Asset Side of Balance Sheet
FBP Investor Relations

I'm obviously more interested in the $12.05B loan book.

As you can see below, the vast majority of the loans are focusing on Puerto Rico and the Virgin Islands, where $10.2B of the loan book has been invested. A large portion is related to mortgages, but the bank has an even higher exposure to consumer loans, especially in Puerto Rico. And although it has barely issued any consumer loans in Florida, the position in Puerto Rico alone is high enough to make the consumer loans the most important exposure of the entire loan book.

Breakdown of Loan Book
FBP Investor Relations

The image above also shows the bank has already recorded a total loan loss provision in excess of $260M, and it's obviously important to have a look at what percentage of the loan book is classified as 'past due'.

The footnotes to the financial statements provide a very useful look under the hood. As you can see below, there is a total of $93M in loans that are classified as non-accrual loans, while an additional $57.5M in loans are more than 90 days past due.

Loans Past Due
FBP Investor Relations

Additionally, approximately $133M of loans are more than 30 but less than 90 days past due.

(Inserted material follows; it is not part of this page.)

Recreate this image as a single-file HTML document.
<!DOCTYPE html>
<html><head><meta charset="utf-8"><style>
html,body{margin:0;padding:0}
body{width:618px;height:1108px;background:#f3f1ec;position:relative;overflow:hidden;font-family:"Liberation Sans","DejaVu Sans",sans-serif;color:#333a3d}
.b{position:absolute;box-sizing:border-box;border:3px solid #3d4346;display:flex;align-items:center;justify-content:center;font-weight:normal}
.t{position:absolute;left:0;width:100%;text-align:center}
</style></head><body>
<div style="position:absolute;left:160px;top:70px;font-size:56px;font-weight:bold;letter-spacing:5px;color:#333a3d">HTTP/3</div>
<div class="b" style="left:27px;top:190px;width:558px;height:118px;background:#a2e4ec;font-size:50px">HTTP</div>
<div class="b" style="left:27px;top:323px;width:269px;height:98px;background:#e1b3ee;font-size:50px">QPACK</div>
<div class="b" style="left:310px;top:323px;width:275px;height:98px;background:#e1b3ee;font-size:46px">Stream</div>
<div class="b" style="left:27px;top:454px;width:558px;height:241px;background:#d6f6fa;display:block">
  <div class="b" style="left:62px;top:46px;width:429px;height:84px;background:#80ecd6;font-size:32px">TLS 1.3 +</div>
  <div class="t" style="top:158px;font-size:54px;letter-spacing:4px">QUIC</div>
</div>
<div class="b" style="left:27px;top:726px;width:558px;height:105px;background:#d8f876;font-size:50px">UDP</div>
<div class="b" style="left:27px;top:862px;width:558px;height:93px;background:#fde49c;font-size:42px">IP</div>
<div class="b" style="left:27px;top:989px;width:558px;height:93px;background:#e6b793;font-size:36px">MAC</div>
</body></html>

It's interesting to see that not the consumer loans, but the residential mortgage loans are the problem child. Of the $92.7M in non-accruing loans, $32.7M was related to residential mortgages, representing approximately 35% of the total amount of non-accruing loans. And when you look at the loans that are more than 90 days past due but still accruing, almost 70% of the $57.5M is related to residential mortgages. The bank is currently in the process of foreclosing on $37.7M of the residential real estate loans.

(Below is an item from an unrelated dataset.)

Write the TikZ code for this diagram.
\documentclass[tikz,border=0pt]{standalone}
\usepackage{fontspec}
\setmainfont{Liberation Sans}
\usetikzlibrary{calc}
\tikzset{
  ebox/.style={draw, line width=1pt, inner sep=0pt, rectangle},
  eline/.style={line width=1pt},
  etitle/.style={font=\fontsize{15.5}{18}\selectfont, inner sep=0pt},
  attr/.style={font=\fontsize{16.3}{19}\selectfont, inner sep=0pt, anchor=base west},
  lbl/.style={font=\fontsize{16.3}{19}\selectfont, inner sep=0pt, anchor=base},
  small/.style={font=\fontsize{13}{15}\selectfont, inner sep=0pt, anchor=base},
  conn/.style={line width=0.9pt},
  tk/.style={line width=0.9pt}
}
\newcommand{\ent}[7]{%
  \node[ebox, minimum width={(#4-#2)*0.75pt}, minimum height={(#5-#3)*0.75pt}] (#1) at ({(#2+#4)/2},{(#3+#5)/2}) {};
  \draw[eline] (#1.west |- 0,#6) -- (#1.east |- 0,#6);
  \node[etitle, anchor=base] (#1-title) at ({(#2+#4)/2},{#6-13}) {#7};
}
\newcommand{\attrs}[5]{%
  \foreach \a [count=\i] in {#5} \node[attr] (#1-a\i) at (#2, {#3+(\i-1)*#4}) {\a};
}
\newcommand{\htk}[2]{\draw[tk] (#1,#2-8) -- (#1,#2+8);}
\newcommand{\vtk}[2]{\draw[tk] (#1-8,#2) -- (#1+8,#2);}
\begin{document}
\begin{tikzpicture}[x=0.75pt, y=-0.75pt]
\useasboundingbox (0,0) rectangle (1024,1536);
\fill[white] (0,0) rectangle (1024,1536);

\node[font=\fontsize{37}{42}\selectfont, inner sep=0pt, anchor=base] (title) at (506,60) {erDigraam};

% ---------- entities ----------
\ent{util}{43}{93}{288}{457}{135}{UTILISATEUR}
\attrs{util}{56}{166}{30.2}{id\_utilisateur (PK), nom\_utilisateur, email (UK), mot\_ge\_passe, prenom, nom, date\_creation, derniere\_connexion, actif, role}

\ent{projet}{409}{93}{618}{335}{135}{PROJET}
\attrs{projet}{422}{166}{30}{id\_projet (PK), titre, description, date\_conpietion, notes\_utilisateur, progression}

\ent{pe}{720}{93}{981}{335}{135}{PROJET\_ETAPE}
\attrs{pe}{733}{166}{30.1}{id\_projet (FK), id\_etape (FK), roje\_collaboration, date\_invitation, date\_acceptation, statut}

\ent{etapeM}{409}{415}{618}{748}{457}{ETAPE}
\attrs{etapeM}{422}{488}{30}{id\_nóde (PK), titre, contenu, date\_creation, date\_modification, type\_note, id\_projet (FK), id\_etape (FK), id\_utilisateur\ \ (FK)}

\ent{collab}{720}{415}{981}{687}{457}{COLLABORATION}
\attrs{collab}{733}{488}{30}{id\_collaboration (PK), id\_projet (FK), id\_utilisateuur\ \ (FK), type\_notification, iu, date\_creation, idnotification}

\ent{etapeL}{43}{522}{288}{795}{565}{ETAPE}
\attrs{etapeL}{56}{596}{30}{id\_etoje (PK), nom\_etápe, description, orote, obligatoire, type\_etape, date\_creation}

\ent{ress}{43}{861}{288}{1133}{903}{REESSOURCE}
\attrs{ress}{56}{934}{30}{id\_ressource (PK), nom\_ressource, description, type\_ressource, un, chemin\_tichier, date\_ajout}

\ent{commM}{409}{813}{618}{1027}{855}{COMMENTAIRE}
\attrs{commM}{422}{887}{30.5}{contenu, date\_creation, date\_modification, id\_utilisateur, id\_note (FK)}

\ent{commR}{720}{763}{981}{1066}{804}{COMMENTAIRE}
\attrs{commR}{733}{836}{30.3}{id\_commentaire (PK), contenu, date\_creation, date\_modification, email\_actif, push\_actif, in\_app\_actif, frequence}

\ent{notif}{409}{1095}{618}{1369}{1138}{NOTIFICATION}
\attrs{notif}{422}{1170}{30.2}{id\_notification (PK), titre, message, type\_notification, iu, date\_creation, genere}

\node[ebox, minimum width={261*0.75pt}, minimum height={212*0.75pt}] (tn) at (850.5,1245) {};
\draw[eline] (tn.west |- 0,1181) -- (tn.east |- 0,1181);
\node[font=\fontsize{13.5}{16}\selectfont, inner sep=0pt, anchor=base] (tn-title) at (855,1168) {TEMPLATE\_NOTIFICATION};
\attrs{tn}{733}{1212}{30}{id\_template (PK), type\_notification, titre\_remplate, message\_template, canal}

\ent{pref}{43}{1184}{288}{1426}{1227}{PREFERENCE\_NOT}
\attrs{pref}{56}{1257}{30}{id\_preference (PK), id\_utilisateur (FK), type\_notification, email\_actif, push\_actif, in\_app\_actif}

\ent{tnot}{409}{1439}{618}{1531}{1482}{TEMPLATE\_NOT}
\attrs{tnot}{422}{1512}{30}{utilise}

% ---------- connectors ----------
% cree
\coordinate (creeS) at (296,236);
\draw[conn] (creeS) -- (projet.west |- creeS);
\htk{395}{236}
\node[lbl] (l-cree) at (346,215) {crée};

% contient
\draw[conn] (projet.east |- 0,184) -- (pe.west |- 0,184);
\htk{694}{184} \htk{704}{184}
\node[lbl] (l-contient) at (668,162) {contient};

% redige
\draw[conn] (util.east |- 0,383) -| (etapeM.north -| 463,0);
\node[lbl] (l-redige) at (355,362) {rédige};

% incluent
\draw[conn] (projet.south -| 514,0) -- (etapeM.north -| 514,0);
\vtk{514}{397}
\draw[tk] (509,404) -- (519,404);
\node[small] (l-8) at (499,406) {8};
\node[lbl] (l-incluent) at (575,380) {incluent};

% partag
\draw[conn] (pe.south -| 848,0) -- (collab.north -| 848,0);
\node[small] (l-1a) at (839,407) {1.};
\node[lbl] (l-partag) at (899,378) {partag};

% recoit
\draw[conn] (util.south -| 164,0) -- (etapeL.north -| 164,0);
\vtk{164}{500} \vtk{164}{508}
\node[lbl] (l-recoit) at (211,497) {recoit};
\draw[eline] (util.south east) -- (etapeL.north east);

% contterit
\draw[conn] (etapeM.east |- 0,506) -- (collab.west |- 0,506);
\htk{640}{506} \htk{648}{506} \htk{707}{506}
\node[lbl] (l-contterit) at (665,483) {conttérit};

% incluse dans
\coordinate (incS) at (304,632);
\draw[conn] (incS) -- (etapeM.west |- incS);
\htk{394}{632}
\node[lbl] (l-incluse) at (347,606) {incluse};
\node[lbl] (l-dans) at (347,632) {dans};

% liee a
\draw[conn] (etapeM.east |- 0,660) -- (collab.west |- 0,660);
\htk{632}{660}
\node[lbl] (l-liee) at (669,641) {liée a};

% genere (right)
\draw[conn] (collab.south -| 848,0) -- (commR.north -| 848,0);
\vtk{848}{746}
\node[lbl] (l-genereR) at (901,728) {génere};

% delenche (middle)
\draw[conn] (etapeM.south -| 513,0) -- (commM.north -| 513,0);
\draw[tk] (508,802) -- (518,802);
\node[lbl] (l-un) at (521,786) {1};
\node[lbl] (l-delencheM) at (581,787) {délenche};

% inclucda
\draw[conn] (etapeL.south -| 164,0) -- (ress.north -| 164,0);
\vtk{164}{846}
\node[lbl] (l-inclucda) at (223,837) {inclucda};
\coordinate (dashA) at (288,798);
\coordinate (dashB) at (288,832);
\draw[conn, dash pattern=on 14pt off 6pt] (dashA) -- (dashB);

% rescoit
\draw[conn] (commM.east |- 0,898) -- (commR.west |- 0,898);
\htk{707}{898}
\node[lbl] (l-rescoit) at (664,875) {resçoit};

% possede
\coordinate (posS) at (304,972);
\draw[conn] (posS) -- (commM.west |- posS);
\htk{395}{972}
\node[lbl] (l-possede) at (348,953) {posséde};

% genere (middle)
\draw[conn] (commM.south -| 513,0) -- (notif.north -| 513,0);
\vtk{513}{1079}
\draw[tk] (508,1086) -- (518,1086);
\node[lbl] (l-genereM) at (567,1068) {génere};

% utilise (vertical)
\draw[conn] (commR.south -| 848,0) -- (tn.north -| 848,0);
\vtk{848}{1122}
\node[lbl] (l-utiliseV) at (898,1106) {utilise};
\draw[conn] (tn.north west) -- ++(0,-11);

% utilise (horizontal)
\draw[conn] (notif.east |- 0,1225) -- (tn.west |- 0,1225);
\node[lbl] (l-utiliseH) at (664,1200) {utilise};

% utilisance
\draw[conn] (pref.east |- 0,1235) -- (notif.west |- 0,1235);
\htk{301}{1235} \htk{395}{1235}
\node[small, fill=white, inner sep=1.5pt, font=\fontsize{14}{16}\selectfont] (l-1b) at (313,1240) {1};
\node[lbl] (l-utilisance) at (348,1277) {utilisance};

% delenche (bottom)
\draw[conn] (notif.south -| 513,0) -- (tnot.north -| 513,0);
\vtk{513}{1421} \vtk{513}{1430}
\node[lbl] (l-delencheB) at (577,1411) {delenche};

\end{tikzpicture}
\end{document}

While the ratio of consumer loans versus the total amount of loans past due is substantially higher in the 60-89 day segment and definitely the 'worst' category in the 30-59 day segment, it still appears to be manageable. The majority of the consumer loans (and the majority of the consumer loans past due) are related to car loans, which means there is collateral that could be seized and monetized. And with a total net loan loss provision of just over $12M in the first quarter, the bank should be able to increase its loan loss provisions should the need arise.

Investment thesis

While the bank is relatively attractive from an earnings profile (as it appears to be trading at just 10 times earnings and 9 times forward earnings), the book value as of the end of the first quarter was just $8.88 per share. And one would deduct the $50M in goodwill and other intangible assets, the net tangible book value would be approximately $1.43B. Divided over the net share count of 166.7M shares, this represents a tangible book value of approximately $8.56/share.

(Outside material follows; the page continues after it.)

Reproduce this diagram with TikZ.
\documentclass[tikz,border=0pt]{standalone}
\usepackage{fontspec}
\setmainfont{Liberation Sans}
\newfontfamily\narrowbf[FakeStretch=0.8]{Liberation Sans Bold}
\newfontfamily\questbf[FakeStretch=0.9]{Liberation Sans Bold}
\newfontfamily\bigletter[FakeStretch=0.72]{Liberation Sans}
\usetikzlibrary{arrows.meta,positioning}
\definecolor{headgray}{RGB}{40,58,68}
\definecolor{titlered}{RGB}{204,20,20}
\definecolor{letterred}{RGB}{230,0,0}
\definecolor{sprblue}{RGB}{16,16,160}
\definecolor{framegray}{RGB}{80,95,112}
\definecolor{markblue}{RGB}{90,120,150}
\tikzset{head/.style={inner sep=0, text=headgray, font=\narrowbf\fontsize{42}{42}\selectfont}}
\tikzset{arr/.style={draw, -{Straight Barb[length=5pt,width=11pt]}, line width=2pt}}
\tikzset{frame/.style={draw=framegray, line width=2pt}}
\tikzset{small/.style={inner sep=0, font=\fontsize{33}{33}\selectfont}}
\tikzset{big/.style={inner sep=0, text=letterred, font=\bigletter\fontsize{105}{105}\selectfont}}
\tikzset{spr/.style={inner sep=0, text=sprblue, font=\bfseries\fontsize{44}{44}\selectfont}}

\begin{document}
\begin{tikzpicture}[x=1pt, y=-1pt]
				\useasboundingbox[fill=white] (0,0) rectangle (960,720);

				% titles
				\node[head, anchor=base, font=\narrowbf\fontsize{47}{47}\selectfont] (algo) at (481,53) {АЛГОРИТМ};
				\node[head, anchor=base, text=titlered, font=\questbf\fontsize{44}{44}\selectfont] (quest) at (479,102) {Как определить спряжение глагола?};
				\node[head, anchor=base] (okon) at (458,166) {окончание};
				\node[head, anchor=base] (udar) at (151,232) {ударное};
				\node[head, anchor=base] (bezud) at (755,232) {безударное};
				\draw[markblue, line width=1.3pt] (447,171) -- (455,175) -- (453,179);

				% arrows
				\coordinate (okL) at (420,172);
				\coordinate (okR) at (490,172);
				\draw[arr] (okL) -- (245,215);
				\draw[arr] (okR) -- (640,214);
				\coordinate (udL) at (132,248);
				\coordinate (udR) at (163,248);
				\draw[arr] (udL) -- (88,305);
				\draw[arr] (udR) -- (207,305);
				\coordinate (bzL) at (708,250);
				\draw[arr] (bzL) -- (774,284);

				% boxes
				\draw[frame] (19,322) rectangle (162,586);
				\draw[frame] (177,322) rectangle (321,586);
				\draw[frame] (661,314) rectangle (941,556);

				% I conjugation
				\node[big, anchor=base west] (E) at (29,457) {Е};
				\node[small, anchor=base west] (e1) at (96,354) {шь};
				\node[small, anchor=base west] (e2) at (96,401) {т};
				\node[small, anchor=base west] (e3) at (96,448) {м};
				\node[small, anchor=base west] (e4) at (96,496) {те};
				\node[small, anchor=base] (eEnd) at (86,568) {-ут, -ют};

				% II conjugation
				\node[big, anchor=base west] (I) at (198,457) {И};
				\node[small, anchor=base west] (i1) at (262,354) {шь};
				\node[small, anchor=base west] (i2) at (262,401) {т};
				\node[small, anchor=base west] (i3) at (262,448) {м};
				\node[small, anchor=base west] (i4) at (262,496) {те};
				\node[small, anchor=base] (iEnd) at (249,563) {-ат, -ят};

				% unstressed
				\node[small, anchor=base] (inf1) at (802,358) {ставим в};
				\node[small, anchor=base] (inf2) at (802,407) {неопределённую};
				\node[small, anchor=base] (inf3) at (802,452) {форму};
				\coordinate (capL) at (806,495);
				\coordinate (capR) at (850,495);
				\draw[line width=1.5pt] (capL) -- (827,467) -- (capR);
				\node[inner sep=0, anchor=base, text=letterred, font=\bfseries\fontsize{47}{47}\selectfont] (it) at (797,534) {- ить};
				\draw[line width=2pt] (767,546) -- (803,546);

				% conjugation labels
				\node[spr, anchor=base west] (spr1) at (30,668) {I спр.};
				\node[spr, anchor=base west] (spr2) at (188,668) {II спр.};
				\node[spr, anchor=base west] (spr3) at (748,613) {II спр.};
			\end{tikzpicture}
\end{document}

While I wouldn't mind 'betting on the future of Puerto Rico' and having exposure to a large bank with a core focus on the area would be a good move, I'm not sure I'm willing to pay a 104% premium over the tangible book value. While the bank retains the majority of its earnings on the balance sheet, the net retained amount is just over $1/share (excluding the impact from the items on the comprehensive income statement), which means the book value per share will be positively impacted by the earnings retention, but the bank's share buyback plan isn't really helping, considering the stock is being repurchased at a substantial premium to the TBVPS. In the first quarter of this year, for instance, First BanCorp spent in excess of $52M on buying back 3.1 million shares.

Taking all these elements into consideration, I think First BanCorp is a 'hold' at its current valuation. While attractive from an earnings multiple, I'm not keen on paying the current premium to the TBVPS and the current capital allocation priority to repurchase stock is also something I'm not entirely in favor of.